GIVEN EXERCISE:
Write out the opening lines of the data word for word, up to and including the line with "capwidths=0.12)", and leave every picture and every later line out.

DATASET SECTION:

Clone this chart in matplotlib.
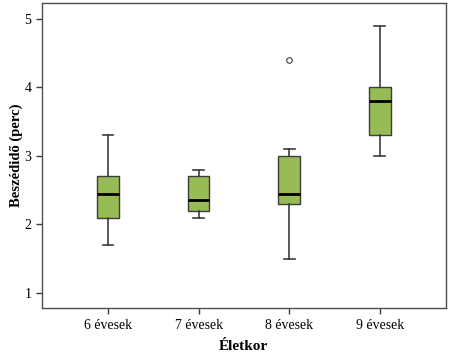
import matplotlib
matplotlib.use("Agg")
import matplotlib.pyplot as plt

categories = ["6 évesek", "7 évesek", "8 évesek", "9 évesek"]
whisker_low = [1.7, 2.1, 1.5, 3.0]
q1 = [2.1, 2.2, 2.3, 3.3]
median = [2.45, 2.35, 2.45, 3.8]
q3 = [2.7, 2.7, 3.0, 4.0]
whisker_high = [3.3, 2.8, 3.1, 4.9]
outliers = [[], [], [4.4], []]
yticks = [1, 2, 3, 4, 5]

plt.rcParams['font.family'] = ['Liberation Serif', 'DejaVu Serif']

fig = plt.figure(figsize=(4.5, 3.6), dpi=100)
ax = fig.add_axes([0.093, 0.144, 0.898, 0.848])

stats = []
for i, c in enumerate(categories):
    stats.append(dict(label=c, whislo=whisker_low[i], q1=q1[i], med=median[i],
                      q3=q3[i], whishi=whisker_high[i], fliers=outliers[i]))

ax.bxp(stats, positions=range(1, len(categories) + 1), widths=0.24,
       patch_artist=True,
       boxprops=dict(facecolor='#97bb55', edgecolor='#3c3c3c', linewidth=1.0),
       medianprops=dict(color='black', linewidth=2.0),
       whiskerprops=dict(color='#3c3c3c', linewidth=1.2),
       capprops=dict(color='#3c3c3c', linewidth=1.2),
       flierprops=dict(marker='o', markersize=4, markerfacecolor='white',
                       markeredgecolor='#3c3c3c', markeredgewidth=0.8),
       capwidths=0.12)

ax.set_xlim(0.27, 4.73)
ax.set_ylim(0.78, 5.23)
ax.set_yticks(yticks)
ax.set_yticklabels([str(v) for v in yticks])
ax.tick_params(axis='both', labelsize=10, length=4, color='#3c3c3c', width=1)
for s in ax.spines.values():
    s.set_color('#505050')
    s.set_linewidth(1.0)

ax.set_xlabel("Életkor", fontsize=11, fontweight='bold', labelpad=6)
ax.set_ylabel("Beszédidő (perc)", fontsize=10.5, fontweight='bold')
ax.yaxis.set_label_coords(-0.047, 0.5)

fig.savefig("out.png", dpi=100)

WRITTEN SOLUTION:
Clone this chart in matplotlib.
import matplotlib
matplotlib.use("Agg")
import matplotlib.pyplot as plt

categories = ["6 évesek", "7 évesek", "8 évesek", "9 évesek"]
whisker_low = [1.7, 2.1, 1.5, 3.0]
q1 = [2.1, 2.2, 2.3, 3.3]
median = [2.45, 2.35, 2.45, 3.8]
q3 = [2.7, 2.7, 3.0, 4.0]
whisker_high = [3.3, 2.8, 3.1, 4.9]
outliers = [[], [], [4.4], []]
yticks = [1, 2, 3, 4, 5]

plt.rcParams['font.family'] = ['Liberation Serif', 'DejaVu Serif']

fig = plt.figure(figsize=(4.5, 3.6), dpi=100)
ax = fig.add_axes([0.093, 0.144, 0.898, 0.848])

stats = []
for i, c in enumerate(categories):
    stats.append(dict(label=c, whislo=whisker_low[i], q1=q1[i], med=median[i],
                      q3=q3[i], whishi=whisker_high[i], fliers=outliers[i]))

ax.bxp(stats, positions=range(1, len(categories) + 1), widths=0.24,
       patch_artist=True,
       boxprops=dict(facecolor='#97bb55', edgecolor='#3c3c3c', linewidth=1.0),
       medianprops=dict(color='black', linewidth=2.0),
       whiskerprops=dict(color='#3c3c3c', linewidth=1.2),
       capprops=dict(color='#3c3c3c', linewidth=1.2),
       flierprops=dict(marker='o', markersize=4, markerfacecolor='white',
                       markeredgecolor='#3c3c3c', markeredgewidth=0.8),
       capwidths=0.12)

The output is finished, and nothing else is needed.